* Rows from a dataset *
————
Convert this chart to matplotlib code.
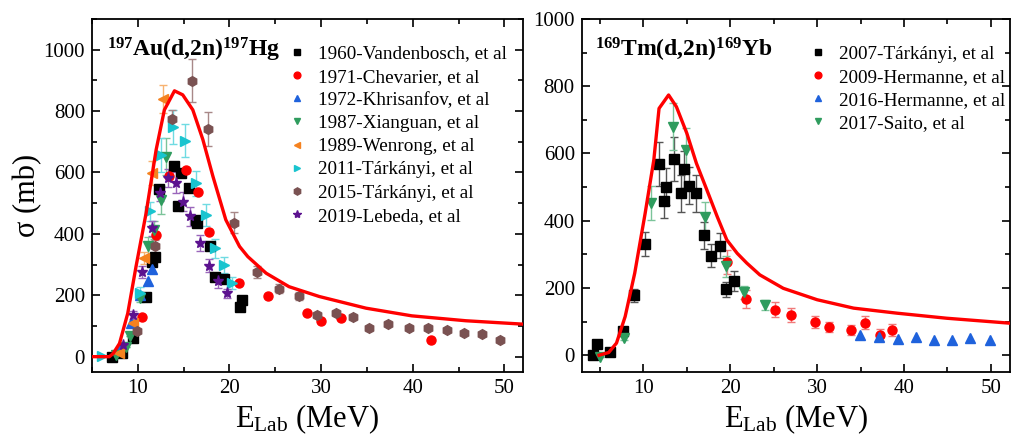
import numpy as np
import matplotlib
matplotlib.use("Agg")
from matplotlib import pyplot as plt
from matplotlib.ticker import MultipleLocator

plt.rcParams['font.family'] = ['Liberation Serif', 'DejaVu Serif']
plt.rcParams['mathtext.fontset'] = 'custom'
plt.rcParams['mathtext.rm'] = 'Liberation Serif'
plt.rcParams['mathtext.it'] = 'Liberation Serif:italic'
plt.rcParams['mathtext.bf'] = 'Liberation Serif:bold'

# ---------------- 197Au(d,2n)197Hg ----------------
au_calc_e = [5.0, 6.9, 7.3, 8.0, 8.9, 9.8, 10.9, 12.0, 12.9, 14.0, 14.9, 16.0, 17.1, 18.2, 19.6, 21.1, 22.0, 24.0, 26.5, 29.8, 34.9, 39.9, 45.8, 52.0]
au_calc_xs = [0, 0, 10, 43, 141, 293, 467, 674, 804, 866, 853, 804, 707, 587, 446, 359, 326, 272, 228, 196, 158, 133, 117, 106]

vand_e = [7.2, 8.3, 9.5, 10.9, 11.6, 11.9, 12.3, 13.9, 14.4, 14.7, 15.6, 16.4, 16.5, 17.9, 18.4, 19.4, 21.1, 21.4]
vand_xs = [0, 11, 60, 196, 310, 326, 546, 620, 492, 598, 549, 446, 437, 361, 261, 252, 163, 183]

chev_e = [10.5, 12.0, 13.4, 15.3, 16.6, 17.8, 21.0, 24.2, 28.5, 30.0, 32.2, 42.0]
chev_xs = [128, 397, 587, 607, 538, 405, 241, 198, 143, 116, 125, 54]

khri_e = [8.0, 9.3, 10.2, 11.1, 11.6]
khri_xs = [27, 111, 201, 245, 285]

xian_e = [7.6, 8.7, 9.2, 10.2, 11.1, 11.8, 12.5, 13.1]
xian_xs = [5, 33, 67, 192, 359, 413, 511, 652]
xian_err = [0, 0, 0, 15, 30, 30, 45, 60]

wenr_e = [7.9, 9.5, 10.7, 11.6, 12.7]
wenr_xs = [11, 111, 321, 598, 840]
wenr_err = [0, 10, 20, 40, 45]

tark11_e = [6.1, 10.2, 11.3, 12.5, 13.8, 15.1, 16.4, 17.4, 18.4, 19.4, 20.3]
tark11_xs = [2, 207, 473, 658, 748, 704, 565, 462, 353, 299, 239]
tark11_err = [0, 20, 30, 55, 55, 55, 40, 35, 30, 25, 20]

tark15_e = [9.9, 11.9, 13.7, 15.9, 17.7, 20.5, 23.0, 25.4, 27.6, 29.6, 31.6, 33.5, 35.2, 37.3, 39.6, 41.7, 43.7, 45.6, 47.6, 49.5]
tark15_xs = [85, 359, 775, 899, 741, 437, 277, 221, 198, 136, 143, 130, 92, 107, 95, 95, 87, 78, 73, 54]
tark15_err = [8, 20, 30, 70, 55, 35, 20, 15, 12, 10, 10, 10, 8, 8, 8, 8, 8, 6, 6, 5]

lebe_e = [8.4, 9.5, 10.5, 11.5, 12.4, 13.3, 14.2, 14.9, 15.7, 16.8, 17.8, 18.8, 19.7]
lebe_xs = [38, 136, 277, 418, 533, 582, 567, 505, 457, 370, 297, 245, 207]
lebe_err = [5, 12, 20, 25, 25, 30, 35, 30, 30, 25, 20, 20, 15]

# ---------------- 169Tm(d,2n)169Yb ----------------
tm_calc_e = [4.9, 6.0, 6.9, 7.9, 9.0, 10.2, 11.2, 11.8, 12.9, 13.8, 15.0, 16.1, 17.3, 18.5, 19.6, 20.8, 21.9, 23.4, 26.1, 30.0, 34.2, 39.2, 44.9, 52.3]
tm_calc_xs = [0, 8, 36, 115, 244, 422, 581, 734, 774, 739, 660, 571, 492, 412, 343, 303, 274, 239, 199, 165, 140, 125, 110, 95]

t07_e = [4.2, 4.7, 6.1, 7.6, 8.9, 10.2, 11.8, 12.4, 12.6, 13.5, 14.3, 14.7, 15.3, 16.1, 17.0, 17.8, 18.8, 19.5, 20.4]
t07_xs = [0, 33, 11, 73, 178, 331, 568, 459, 501, 583, 482, 553, 504, 482, 357, 296, 326, 196, 221]
t07_err = [0, 0, 0, 8, 20, 35, 65, 50, 55, 65, 55, 55, 55, 55, 40, 35, 37, 22, 30]

h09_e = [19.6, 21.8, 25.1, 27.0, 29.7, 31.4, 33.9, 35.5, 37.2, 38.6]
h09_xs = [277, 167, 135, 120, 100, 85, 75, 97, 60, 75]
h09_err = [35, 27, 22, 20, 18, 15, 15, 20, 18, 18]

h16_e = [34.9, 37.1, 39.3, 41.4, 43.5, 45.5, 47.6, 49.9]
h16_xs = [60, 54, 48, 54, 46, 44, 50, 46]

saito_e = [5.0, 7.8, 10.9, 13.4, 14.9, 17.1, 19.5, 21.6, 24.0]
saito_xs = [-4, 51, 452, 680, 610, 412, 264, 187, 150]
saito_err = [0, 5, 50, 70, 65, 45, 30, 20, 15]


def series(ax, e, xs, err, marker, color, ecolor, label, ms=6.5):
    if err is not None:
        ax.errorbar(e, xs, yerr=err, fmt='none', ecolor=ecolor, elinewidth=1.0,
                    capsize=3, capthick=1.0, zorder=2)
    ax.plot(e, xs, ls='none', marker=marker, ms=ms, color=color, mec=color,
            label=label, zorder=3)


def style_axes(ax, lims):
    ax.set_xlim(lims[0])
    ax.set_ylim(lims[1])
    ax.xaxis.set_major_locator(MultipleLocator(10))
    ax.xaxis.set_minor_locator(MultipleLocator(5))
    ax.yaxis.set_major_locator(MultipleLocator(200))
    ax.yaxis.set_minor_locator(MultipleLocator(100))
    ax.tick_params(which='both', direction='in', top=True, right=True, labelsize=15, width=1.2)
    ax.tick_params(which='major', length=6, pad=5)
    ax.tick_params(which='minor', length=3.5)
    for s in ax.spines.values():
        s.set_linewidth(1.3)
    ax.set_xlabel(r'E$_{\mathrm{Lab}}$ (MeV)', fontsize=22, labelpad=3)


def add_legend(ax, x):
    ax.legend(loc='upper left', bbox_to_anchor=(x, 0.926), frameon=False, fontsize=13.8,
              markerscale=0.75, handlelength=1.0, handletextpad=0.6, labelspacing=0.3,
              borderaxespad=0, borderpad=0)


fig = plt.figure(figsize=(10.11, 4.40), dpi=100)
ax1 = fig.add_axes([0.091, 0.1545, 0.426, 0.8023])
ax2 = fig.add_axes([0.5754, 0.1545, 0.4236, 0.8023])

blue = '#1f62dc'
green = '#2f9c5e'
orange = '#f5821f'
cyan = '#19c4cf'
brown = '#7a5252'
purple = '#5c128f'

ax1.plot(au_calc_e, au_calc_xs, color='#ff0000', lw=2.4, zorder=4)
series(ax1, vand_e, vand_xs, None, 's', 'black', 'black', '1960-Vandenbosch, et al')
series(ax1, chev_e, chev_xs, None, 'o', '#ff0000', '#ff0000', '1971-Chevarier, et al')
series(ax1, khri_e, khri_xs, None, '^', blue, blue, '1972-Khrisanfov, et al')
series(ax1, xian_e, xian_xs, xian_err, 'v', green, '#7cc49a', '1987-Xianguan, et al')
series(ax1, wenr_e, wenr_xs, wenr_err, '<', orange, '#f7b270', '1989-Wenrong, et al')
series(ax1, tark11_e, tark11_xs, tark11_err, '>', cyan, '#6fdbe2', '2011-Tárkányi, et al')
series(ax1, tark15_e, tark15_xs, tark15_err, 'h', brown, '#a88888', '2015-Tárkányi, et al', ms=7)
series(ax1, lebe_e, lebe_xs, lebe_err, '*', purple, '#9a66bb', '2019-Lebeda, et al', ms=8)
style_axes(ax1, [(5, 52), (-50, 1100)])
ax1.set_ylabel('σ (mb)', fontsize=22, labelpad=1)
ax1.text(0.035, 0.895, r'$^{\mathbf{197}}$Au(d,2n)$^{\mathbf{197}}$Hg', transform=ax1.transAxes,
         fontsize=17, fontweight='bold')
add_legend(ax1, 0.4534)

ax2.plot(tm_calc_e, tm_calc_xs, color='#ff0000', lw=2.4, zorder=4)
series(ax2, t07_e, t07_xs, t07_err, 's', 'black', '#555555', '2007-Tárkányi, et al')
series(ax2, h09_e, h09_xs, h09_err, 'o', '#ff0000', '#f07a7a', '2009-Hermanne, et al')
series(ax2, h16_e, h16_xs, None, '^', blue, blue, '2016-Hermanne, et al')
series(ax2, saito_e, saito_xs, saito_err, 'v', green, '#7cc49a', '2017-Saito, et al')
style_axes(ax2, [(2.9, 52.2), (-50, 1000)])
ax2.text(0.03, 0.895, r'$^{\mathbf{169}}$Tm(d,2n)$^{\mathbf{169}}$Yb', transform=ax2.transAxes,
         fontsize=17, fontweight='bold')
add_legend(ax2, 0.529)

plt.savefig('out.png', dpi=100)
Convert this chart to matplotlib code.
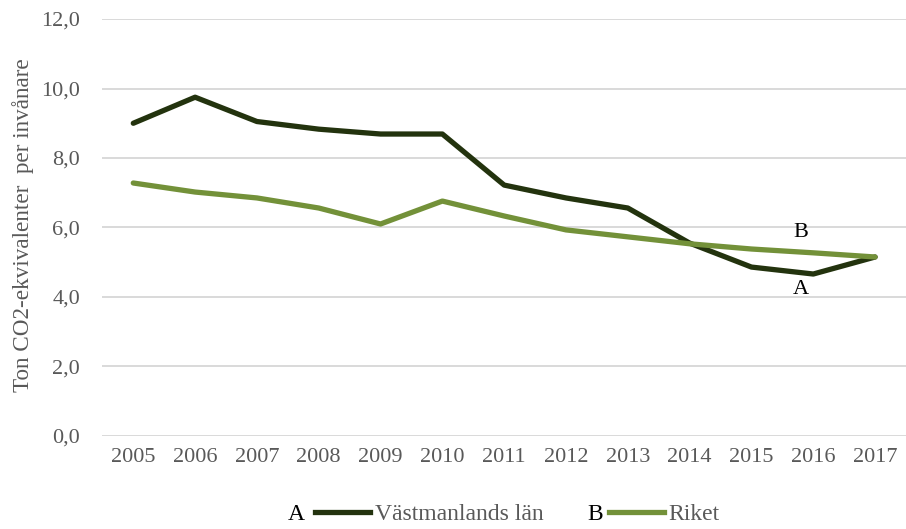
————
* OBJECTIVE *
Leave out any pictures, please, and quote only the lines from the top of the data through the line that contains "plt.rcParams['mathtext.bf'] = 'Liberation".

* ANSWER FOR THE TASK *
Convert this chart to matplotlib code.
import numpy as np
import matplotlib
matplotlib.use("Agg")
from matplotlib import pyplot as plt
from matplotlib.ticker import MultipleLocator

plt.rcParams['font.family'] = ['Liberation Serif', 'DejaVu Serif']
plt.rcParams['mathtext.fontset'] = 'custom'
plt.rcParams['mathtext.rm'] = 'Liberation Serif'
plt.rcParams['mathtext.it'] = 'Liberation Serif:italic'
plt.rcParams['mathtext.bf'] = 'Liberation Serif:bold'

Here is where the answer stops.